The supporting performances all feel
forced, overly rehearsed including Ilfenesh Hadera (very good as the wife of mobster
Bumpy Johnson in Hulu’s “Godfather of Harlem”) as King’s wife, the usually
reliable Jeffrey Wright as King’s driver and close friend and the trio of
hapless police officers dealing with the kidnapping.
The plot grows more ludicrous as the
cops ignore obvious angles, expecting to catch the plotters during the money
drop. You don’t have to be a genius detective to know who would have an axe to
grind with a record exec.
The new film follows the basics of the
Kurosawa movie, “High and Low,” which stars Japanese acting legend Toshiro
Mifune as a shoe company exe faced with a kidnapping gone wrong.
Like the original, at the heart of “Highest
2 Lowest” is King’s moral decision in dealing with the kidnapper, to do the right
thing or not. But as the story continues, the director pushes the criminal’s (A$AP
Rocky) point of view—in two offensively profane rants—attempting to mitigate
his actions, or, at least, give light to the moral righteousness of his
actions.
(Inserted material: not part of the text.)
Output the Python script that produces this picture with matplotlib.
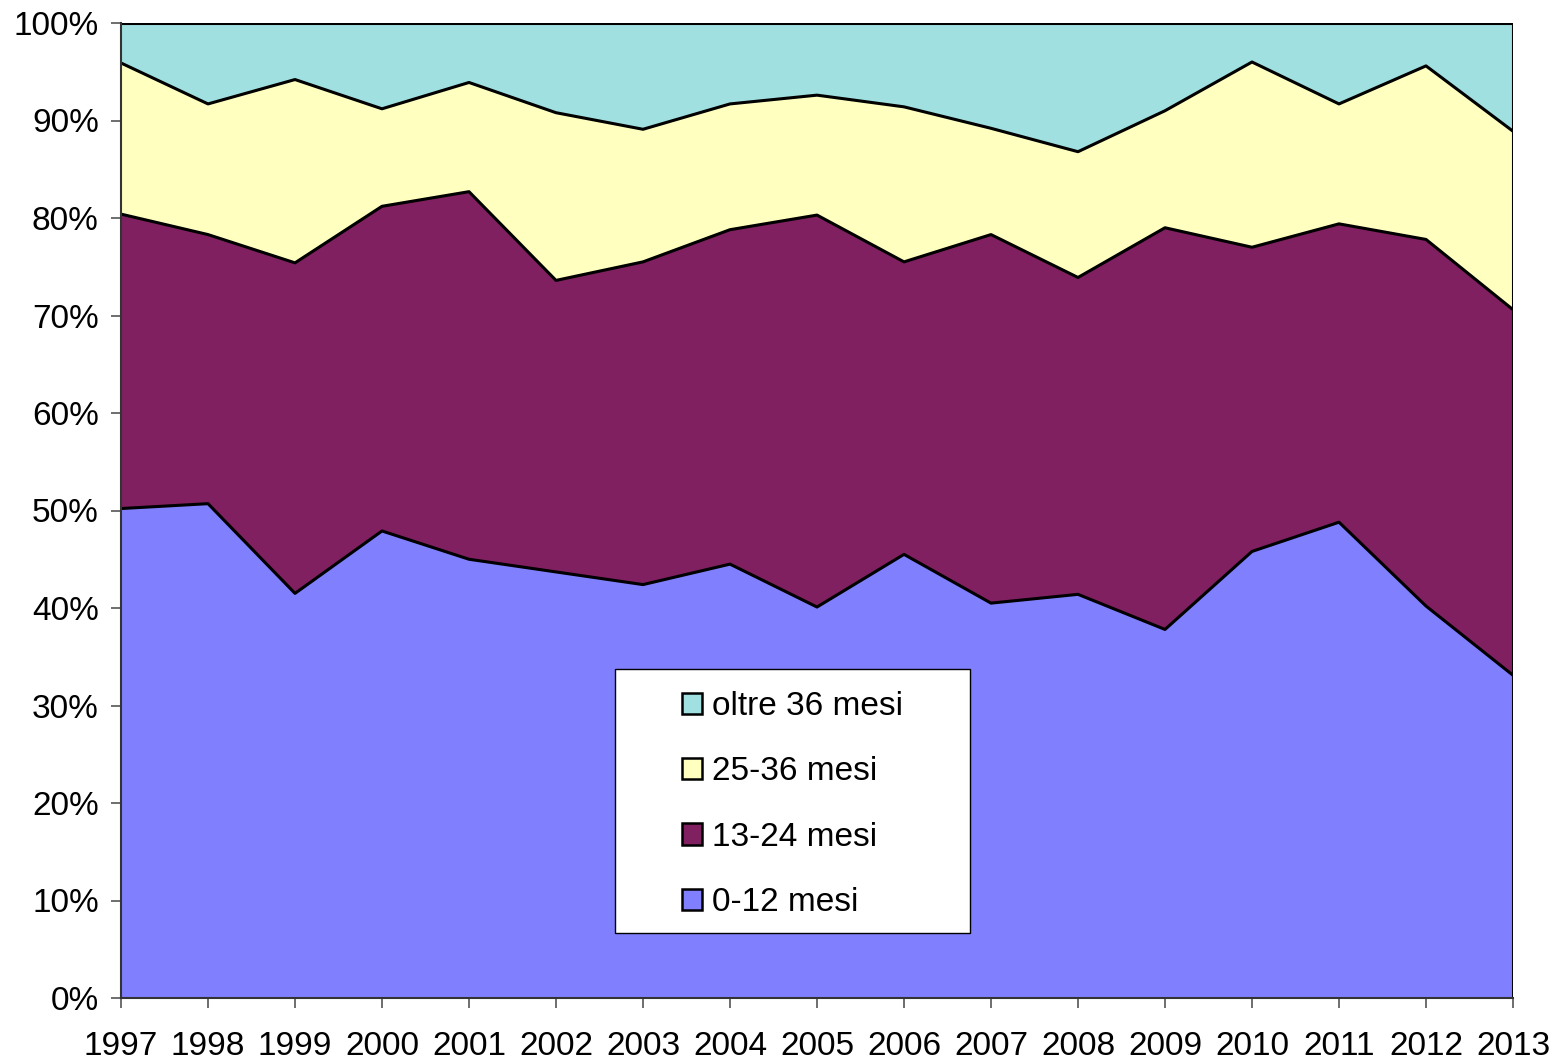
import matplotlib
matplotlib.use("Agg")
import matplotlib.pyplot as plt
import numpy as np
from matplotlib.patches import Patch, Rectangle
from matplotlib.ticker import FuncFormatter

plt.rcParams['font.family'] = ['Liberation Sans', 'DejaVu Sans']

anni = list(range(1997, 2014))
# cumulative shares (%)
mesi_0_12 = [50.2, 50.7, 41.5, 47.9, 45.0, 43.7, 42.4, 44.5, 40.1, 45.5, 40.5, 41.4, 37.8, 45.8, 48.8, 40.2, 33.1]
cum_13_24 = [80.4, 78.3, 75.4, 81.2, 82.7, 73.6, 75.5, 78.8, 80.3, 75.5, 78.3, 73.9, 79.0, 77.0, 79.4, 77.8, 70.6]
cum_25_36 = [95.9, 91.7, 94.2, 91.2, 93.9, 90.8, 89.1, 91.7, 92.6, 91.4, 89.2, 86.8, 91.0, 96.0, 91.7, 95.6, 88.9]
totale = [100.0] * len(anni)

etichette = ['0-12 mesi', '13-24 mesi', '25-36 mesi', 'oltre 36 mesi']
colori = ['#8080FF', '#802060', '#FFFFC0', '#A0E0E0']

x = np.array(anni)
strati = [np.zeros(len(anni)), np.array(mesi_0_12), np.array(cum_13_24),
          np.array(cum_25_36), np.array(totale)]

W, H = 1556, 1060
fig = plt.figure(figsize=(W/100, H/100), dpi=100)
ax = fig.add_axes([121/W, 1 - 998/H, (1513-121)/W, (998-23)/H])

for i in range(4):
    ax.fill_between(x, strati[i], strati[i+1], facecolor=colori[i],
                    edgecolor='none', zorder=1)
    ax.plot(x, strati[i+1], color='black', lw=2.2, zorder=3)
ax.plot([x[-1], x[-1]], [0, 100], color='black', lw=2.2, zorder=3)

ax.set_xlim(1997, 2013)
ax.set_ylim(0, 100)
ax.set_xticks(anni)
ax.set_yticks(range(0, 101, 10))
ax.yaxis.set_major_formatter(FuncFormatter(lambda v, p: '%d%%' % v))
ax.tick_params(axis='both', labelsize=24, length=7, width=1.2, color='#555555', direction='out')
ax.tick_params(axis='x', pad=17)
ax.tick_params(axis='y', pad=9)
for s in ['top', 'right']:
    ax.spines[s].set_visible(False)
for s in ['left', 'bottom']:
    ax.spines[s].set_color('#333333')
    ax.spines[s].set_linewidth(1.5)
    ax.spines[s].set_zorder(4)

# legend box (figure pixels 615..970 x 669..933)
box = Rectangle((615/W, 1 - 933/H), (970-615)/W, (933-669)/H, transform=fig.transFigure,
                facecolor='white', edgecolor='black', lw=1.0, zorder=5)
fig.patches.append(box)

handles = [Patch(facecolor=colori[i], edgecolor='black', lw=1.8, label=etichette[i]) for i in range(3, -1, -1)]
leg = fig.legend(handles=handles, loc='upper left',
                 bbox_to_anchor=(682/W, 1 - 691/H),
                 fontsize=24, frameon=False,
                 handlelength=0.6, handleheight=0.6,
                 handletextpad=0.3, labelspacing=1.03, borderpad=0, borderaxespad=0)
leg.set_zorder(6)

fig.savefig('out.png', dpi=100)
I really don’t know.
Like so many of the director’s recent films,
he leaves viewers with a mixed message.
THE
FAT MAN (1951)
A popular radio program that was based on
a Dashiell Hammett character serves as the launching point for this amusing
low-budget detective yarn. Hammett’s “Fat Man” seems to be based on his “Continental
Op” investigator and, in part, on Kasper Gutman in “The Maltese Falcon.”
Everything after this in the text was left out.